The most recent attempt to reconcile physiology and the built environment is known as “Adaptive Comfort” that operates under the deceptively simple principle that “If a change occurs such as to produce discomfort, people react in ways which tend to restore their comfort” [44]. Intentionally vague, this definition includes both physiological responses, e.g., vasodilation, and behavioral changes, e.g., putting on a sweater, and includes motivating factors such as seasonal changes at long time scales or sunsets at shorter time scales. Under the adaptive comfort framework, comfort is comprised of four major pillars, namely, physics, psychophysics, physiology, and behavior [44]. Nichol remarks several times throughout the text that the least researched domain is the intersection of physics and physiology, or the building and the body. Nonetheless, the first implementation of the standard, ASHRAE Standard 55, is remarkable in its ability to dynamically update acceptable indoor temperatures as a function of outdoor temperature, officially reflecting a link between physiology and the built environment [28].

This work is a signal of dynamic comfort in future system design, despite its official designation that selects air temperature and longer seasonal timescales as the operating criteria. While sometimes psychrometric axes are chosen to represent adaptive comfort data, often it is other criteria, and there are never clear attempts to have higher-dimensionality functions such as the overall human heat balance. Parameters become fixed, eliminating options to control for comfort.

2.5. Comfort Is More Than Temperature and Humidity

However, at the heart of comfort mischaracterization is the predisposition of air-based comfort systems, a practice which systematically neglects the possibility of engaging with $T_{MRT}$ as an independent variable for efficient comfort control.

The psychrometric chart shown in Figure 7 has become the standard for thermal comfort system design and evaluation, and based on the latest ASHRAE 55-2013 standard for thermal environmental conditions [28], there is a plethora of information conveyed regarding the clothing level, metabolic rate, wind velocity, and the associated level of comfort at a given operative temperature and humidity. The chart can be used for both quick visual reference, confirmation of comfort conditions, and even more in-depth calculations for sensible and latent loads associated with delivering conditioned air to occupants. However, the tool falls short of allowing users to quickly visualize trends to gain insight about system design.

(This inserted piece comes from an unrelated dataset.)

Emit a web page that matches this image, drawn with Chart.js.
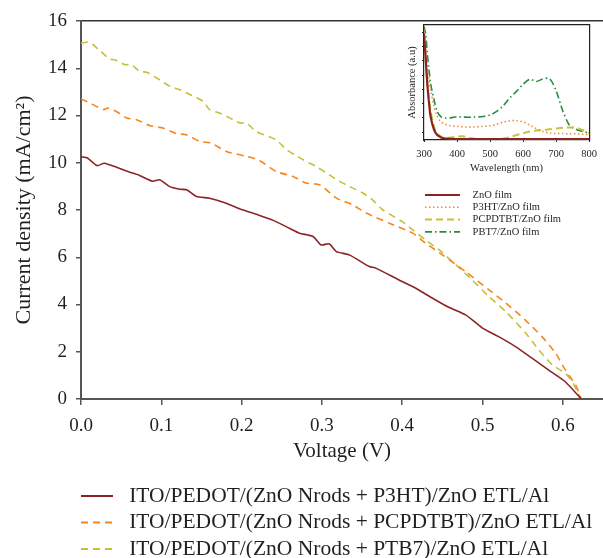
<!DOCTYPE html>
<html><head><meta charset="utf-8">
<script src="https://cdn.jsdelivr.net/npm/chart.js@4/dist/chart.umd.min.js"></script>
<style>
html,body{margin:0;padding:0;background:#fff;}
#wrap{position:relative;width:603px;height:558px;overflow:hidden;background:#fff;}
#main{position:absolute;left:0;top:0;}
#inset{position:absolute;left:390px;top:0;}
</style></head><body>
<div id="wrap"><canvas id="main" width="603" height="558"></canvas><canvas id="inset" width="213" height="245"></canvas></div>
<script>
// ---------- main J-V chart data ----------
const voltageTicks = [0, 0.1, 0.2, 0.3, 0.4, 0.5, 0.6];
const currentTicks = [0, 2, 4, 6, 8, 10, 12, 14, 16];
const xTitle = 'Voltage (V)';
const yTitle = 'Current density (mA/cm\u00B2)';
const seriesLabels = [
  'ITO/PEDOT/(ZnO Nrods + P3HT)/ZnO ETL/Al',
  'ITO/PEDOT/(ZnO Nrods + PCPDTBT)/ZnO ETL/Al',
  'ITO/PEDOT/(ZnO Nrods + PTB7)/ZnO ETL/Al'
];
const p3htV = [0, 0.008, 0.02, 0.029, 0.045, 0.061, 0.073, 0.089, 0.098, 0.11, 0.123, 0.132, 0.144, 0.16, 0.18, 0.2, 0.22, 0.24, 0.26, 0.272, 0.289, 0.299, 0.309, 0.318, 0.334, 0.359, 0.367, 0.396, 0.417, 0.434, 0.458, 0.479, 0.5, 0.52, 0.541, 0.562, 0.582, 0.603, 0.623];
const p3htJ = [10.25, 10.2, 9.88, 9.98, 9.8, 9.6, 9.46, 9.22, 9.28, 9.0, 8.88, 8.85, 8.57, 8.5, 8.3, 8.02, 7.8, 7.55, 7.22, 7.02, 6.88, 6.52, 6.57, 6.24, 6.1, 5.61, 5.54, 5.04, 4.69, 4.34, 3.88, 3.56, 3.0, 2.64, 2.22, 1.72, 1.23, 0.73, 0];
const pcpdtbtV = [0, 0.011, 0.028, 0.034, 0.046, 0.057, 0.069, 0.086, 0.102, 0.119, 0.131, 0.148, 0.162, 0.181, 0.206, 0.222, 0.243, 0.264, 0.28, 0.297, 0.318, 0.338, 0.355, 0.384, 0.413, 0.429, 0.45, 0.479, 0.508, 0.529, 0.553, 0.574, 0.591, 0.603, 0.616, 0.623];
const pcpdtbtJ = [12.7, 12.53, 12.25, 12.32, 12.13, 11.89, 11.82, 11.57, 11.47, 11.23, 11.19, 10.9, 10.83, 10.48, 10.27, 10.1, 9.63, 9.42, 9.14, 9.07, 8.5, 8.22, 7.87, 7.44, 7.02, 6.6, 6.1, 5.39, 4.62, 4.06, 3.35, 2.64, 1.94, 1.23, 0.59, 0];
const ptb7V = [0, 0.011, 0.015, 0.024, 0.036, 0.042, 0.055, 0.063, 0.073, 0.082, 0.094, 0.111, 0.123, 0.136, 0.152, 0.16, 0.173, 0.185, 0.198, 0.206, 0.218, 0.243, 0.256, 0.268, 0.28, 0.293, 0.309, 0.322, 0.334, 0.351, 0.363, 0.376, 0.4, 0.413, 0.429, 0.446, 0.467, 0.487, 0.508, 0.529, 0.554, 0.57, 0.587, 0.603, 0.612, 0.618, 0.623];
const ptb7J = [15.07, 15.11, 15.0, 14.72, 14.39, 14.36, 14.15, 14.15, 13.87, 13.83, 13.59, 13.23, 13.09, 12.88, 12.6, 12.25, 12.1, 11.9, 11.68, 11.68, 11.33, 10.97, 10.55, 10.3, 10.06, 9.84, 9.49, 9.21, 9.0, 8.72, 8.43, 8.0, 7.51, 7.16, 6.74, 6.31, 5.68, 5.04, 4.33, 3.7, 2.78, 2.08, 1.44, 1.09, 0.73, 0.31, 0];

// ---------- inset absorbance data ----------
const wavelength = [300, 305, 310, 315, 320, 330, 340, 350, 360, 380, 400, 420, 450, 480, 500, 520, 540, 560, 580, 600, 620, 640, 660, 680, 700, 720, 740, 760, 780, 800];
const wavelengthTicks = [300, 400, 500, 600, 700, 800];
const absorbanceTicks = [0, 1, 2, 3, 4, 5, 6, 7];
const insetXTitle = 'Wavelength (nm)';
const insetYTitle = 'Absorbance (a.u)';
const filmLabels = ['ZnO film', 'P3HT/ZnO film', 'PCPDTBT/ZnO film', 'PBT7/ZnO film'];
const absZnO     = [6.9, 5.2, 3.4, 2.1, 1.1, 0.2, -0.2, -0.35, -0.43, -0.47, -0.48, -0.48, -0.48, -0.48, -0.48, -0.48, -0.48, -0.48, -0.48, -0.48, -0.48, -0.48, -0.48, -0.48, -0.48, -0.48, -0.48, -0.48, -0.48, -0.48];
const absP3HT    = [7.2, 5.8, 4.6, 3.7, 3.0, 1.8, 1.1, 0.75, 0.6, 0.45, 0.4, 0.37, 0.36, 0.4, 0.45, 0.55, 0.7, 0.8, 0.8, 0.72, 0.5, 0.25, 0.05, -0.05, -0.1, -0.1, -0.12, -0.12, -0.15, -0.18];
const absPCPDTBT = [6.7, 5.0, 3.4, 2.3, 1.5, 0.4, -0.07, -0.3, -0.4, -0.38, -0.32, -0.3, -0.45, -0.53, -0.53, -0.5, -0.45, -0.35, -0.2, -0.08, 0.05, 0.12, 0.15, 0.2, 0.25, 0.3, 0.33, 0.3, 0.15, -0.05];
const absPBT7    = [7.4, 6.9, 5.5, 4.4, 3.4, 2.3, 1.45, 1.1, 1.0, 1.0, 1.08, 1.05, 1.05, 1.1, 1.2, 1.45, 1.85, 2.4, 2.85, 3.35, 3.7, 3.55, 3.72, 3.75, 2.9, 1.5, 0.5, 0.2, 0.05, -0.05];

const TEXT = '#231f20';
const SERIF = "'Liberation Serif', 'Times New Roman', serif";
Chart.defaults.font.family = SERIF;
Chart.defaults.color = TEXT;

const pts = (xs, ys) => xs.map((x, i) => ({x: x, y: ys[i]}));
const placeLegend = (left, top) => ({
  id: 'placeLegend',
  afterLayout(chart) { if (chart.legend) { chart.legend.left = left; chart.legend.top = top; } }
});
const baseLabels = Chart.defaults.plugins.legend.labels.generateLabels;
const lineLabels = (prefix, minWidth) => (chart) => baseLabels(chart).map(l => {
  const ds = chart.data.datasets[l.datasetIndex];
  return Object.assign(l, {
    text: prefix + l.text,
    lineDash: ds.borderDash || [],
    lineWidth: Math.max(ds.borderWidth, minWidth),
    strokeStyle: ds.borderColor
  });
});

new Chart(document.getElementById('main'), {
  type: 'line',
  data: {
    datasets: [
      {label: seriesLabels[0], data: pts(p3htV, p3htJ), borderColor: '#8b2525', borderWidth: 1.6, pointRadius: 0, tension: 0.2, fill: false},
      {label: seriesLabels[1], data: pts(pcpdtbtV, pcpdtbtJ), borderColor: '#f7861f', borderWidth: 1.6, borderDash: [7, 5], pointRadius: 0, tension: 0.2, fill: false},
      {label: seriesLabels[2], data: pts(ptb7V, ptb7J), borderColor: '#c4c03a', borderWidth: 1.6, borderDash: [7, 5], pointRadius: 0, tension: 0.2, fill: false}
    ]
  },
  options: {
    responsive: false, animation: false, devicePixelRatio: 1,
    layout: {padding: {left: 0, right: 0, top: 21, bottom: 0}},
    plugins: {
      tooltip: {enabled: false},
      legend: {
        display: true, position: 'bottom', align: 'start',
        labels: {
          usePointStyle: true, pointStyle: 'line', pointStyleWidth: 32, padding: 5,
          font: {size: 21.5, family: SERIF}, color: TEXT,
          generateLabels: lineLabels(' ', 1.8)
        }
      }
    },
    scales: {
      x: {
        type: 'linear', position: 'bottom', min: 0, max: 0.65,
        afterBuildTicks: s => { s.ticks = voltageTicks.map(v => ({value: v})); },
        afterFit: s => { s.height = 69.5; },
        ticks: {font: {size: 19}, color: TEXT, padding: 10, maxRotation: 0, autoSkip: false, callback: v => Number(v).toFixed(1)},
        grid: {display: true, drawOnChartArea: false, drawTicks: true, tickLength: 6, color: '#555', lineWidth: 1.5},
        border: {display: true, color: '#555', width: 2},
        title: {display: true, text: xTitle, font: {size: 21}, color: TEXT, padding: {top: 0, bottom: 4}}
      },
      xTop: {
        type: 'linear', position: 'top', min: 0, max: 0.65,
        ticks: {display: false}, grid: {display: false, drawTicks: false},
        border: {display: true, color: '#333', width: 1.5},
        afterFit: s => { s.height = 0; }
      },
      y: {
        type: 'linear', position: 'left', min: 0, max: 16,
        afterBuildTicks: s => { s.ticks = currentTicks.map(v => ({value: v})); },
        afterFit: s => { s.width = 81; },
        ticks: {font: {size: 19}, color: TEXT, padding: 9},
        grid: {display: true, drawOnChartArea: false, drawTicks: true, tickLength: 5, color: '#555', lineWidth: 1.5},
        border: {display: true, color: '#555', width: 2},
        title: {display: true, text: yTitle, font: {size: 22}, color: TEXT, padding: {top: 11, bottom: 0}}
      }
    }
  },
  plugins: [placeLegend(76, 480.25)]
});

new Chart(document.getElementById('inset'), {
  type: 'line',
  data: {
    datasets: [
      {label: filmLabels[0], data: pts(wavelength, absZnO), borderColor: '#8b2323', borderWidth: 2.2, pointRadius: 0, tension: 0.3, fill: false},
      {label: filmLabels[1], data: pts(wavelength, absP3HT), borderColor: '#f08a30', borderWidth: 1.5, borderDash: [1.5, 2.5], pointRadius: 0, tension: 0.3, fill: false},
      {label: filmLabels[2], data: pts(wavelength, absPCPDTBT), borderColor: '#c9c23a', borderWidth: 2, borderDash: [7, 4], pointRadius: 0, tension: 0.3, fill: false},
      {label: filmLabels[3], data: pts(wavelength, absPBT7), borderColor: '#2a8a44', borderWidth: 1.6, borderDash: [7, 3, 1.5, 3], pointRadius: 0, tension: 0.3, fill: false}
    ]
  },
  options: {
    responsive: false, animation: false, devicePixelRatio: 1,
    layout: {padding: {left: 0, right: 10, top: 25, bottom: 0}},
    plugins: {
      tooltip: {enabled: false},
      legend: {
        display: true, position: 'bottom', align: 'start',
        labels: {
          usePointStyle: true, pointStyle: 'line', pointStyleWidth: 35, padding: 1.8,
          font: {size: 10.5, family: SERIF}, color: TEXT,
          generateLabels: lineLabels('\u2002\u2009', 1.5)
        }
      }
    },
    scales: {
      x: {
        type: 'linear', position: 'bottom', min: 300, max: 800,
        afterBuildTicks: s => { s.ticks = wavelengthTicks.map(v => ({value: v})); },
        afterFit: s => { s.height = 45.8; },
        ticks: {font: {size: 10.5}, color: TEXT, padding: 6, maxRotation: 0, autoSkip: false},
        grid: {display: true, drawOnChartArea: false, drawTicks: true, tickLength: 2, color: '#222', lineWidth: 1},
        border: {display: true, color: '#222', width: 1.2},
        title: {display: true, text: insetXTitle, font: {size: 10.5}, color: TEXT, padding: {top: 0, bottom: 11.5}}
      },
      xTop: {
        type: 'linear', position: 'top', min: 300, max: 800,
        ticks: {display: false}, grid: {display: false, drawTicks: false},
        border: {display: true, color: '#222', width: 1.2},
        afterFit: s => { s.height = 0; }
      },
      y: {
        type: 'linear', position: 'left', min: -0.55, max: 7.5,
        afterBuildTicks: s => { s.ticks = absorbanceTicks.map(v => ({value: v})); },
        afterFit: s => { s.width = 34; },
        ticks: {display: false},
        grid: {display: true, drawOnChartArea: false, drawTicks: true, tickLength: 2, color: '#222', lineWidth: 1},
        border: {display: true, color: '#222', width: 1.2},
        title: {display: true, text: insetYTitle, font: {size: 10.5}, color: TEXT, padding: {top: 16, bottom: 0}}
      },
      yRight: {
        type: 'linear', position: 'right', min: -0.55, max: 7.5,
        ticks: {display: false}, grid: {display: false, drawTicks: false},
        border: {display: true, color: '#222', width: 1.2},
        afterFit: s => { s.width = 0; }
      }
    }
  },
  plugins: [placeLegend(33.2, 187.95)]
});
</script></body></html>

Users are guided to consult computer simulations or very qualitatively instructed the comfort zone shifts a certain direction with regard to clothing, wind, and humidity changes.

Additionally, using the operative temperature as the average of air temperature and mean radiant temperature is a misleading notion since physiological response does not necessarily correlate with just the average of the two [45]. Such a discrepancy is perhaps best demonstrated when using a weighting mechanism that takes air speed into account when determining the operative temperature using Equation (1). In this equation, $h_c$ and $h_r$ are the convective and radiative heat transfer coefficients, respectively, and $t_o$, $t_r$, and $t_a$ are the operative, mean radiant, and air temperatures, respectively. Results of using this equation are shown for two regimes, illustrated in green and red, representing when $t_r>t_a$ (red) and $t_r<t_a$ (green) in Figure 1.

$$t_o=\frac{h_r{t}_r+h_c{t}_a}{h_r+h_c}$$

(1)

The relationship, while a well-intentioned method of abstracting the effects of mean radiant temperature, air temperature, and air speed all together, results in a misrepresentation of the importance of radiant cooling. As shown in Figure 8, if radiant cooling is used to create an environment with a lower mean radiant temperature than the air temperature, as air speed increases and the environment feels even cooler, the operative temperature increases. Such a counterintuitive relationship does not allow a clear design methodology for radiant cooling that attempts to reduce operative temperature values. Such a system reduces the freedom that can be applied to radiant systems integration. Rather than calculating the operative temperature, it should be desirable to use precise measurements for air temperature, humidity, mean radiant temperature, and air speed to derive comfort conditions.

Moreover, the culture of achieving sensible cooling of air is problematic for several reasons. Air is a poor choice of heat-transfer working fluid, as its low density and low specific heat capacity require large temperature gradients, large flow rates, or both to provide a comfortable environment. Water on the other hand is dense and has a very high specific heat capacity making it a better choice to perform heat transfer work. In addition, the latent heat of evaporation is high, providing extra cooling capacity in the form of a phase change from its liquid to vapor phase.

In the United States, there is generally a large inequality between latent and sensible loads for air conditioning [46], but unfortunately, the two are entangled based on the vapor compression technology most predominantly deployed for air conditioning. Moreover, for an air-conditioning paradigm, the latent and sensible loads must be linked as only so much sensible cooling can be achieved before the heat of condensation is activated. That paper provides a framework for how to design setpoints for systems that do not rely only on air cooling, and instead can modulate air velocity, mean radiant temperature, and air humidity as the means to control thermal comfort.

3. Conclusions

Willis Carrier was successful at creating a concise representational framework for the dependence of relative humidity on air temperature, from which engineers can quickly size and calculate refrigeration units. Yet the success of the psychrometric chart to convey controls information has uniquely guided a century of comfort researchers, operating with the incorrect assumption that thermoregulation by the human body must be linked to the same framework. Even as trends shift towards personal comfort models and methods for predicting comfort, the origins of the psychrometric and equivalent-temperature-based frameworks persist in the form of neglecting the importance of radiative heat transfer and more broadly the opportunities for designers and even occupants to directly engage with comfort. As climate and carbon-constrained futures prompt research into efficient comfort systems, rethinking the comfort zone requires updated representational frameworks to help designers and engineers think outside the comfort box.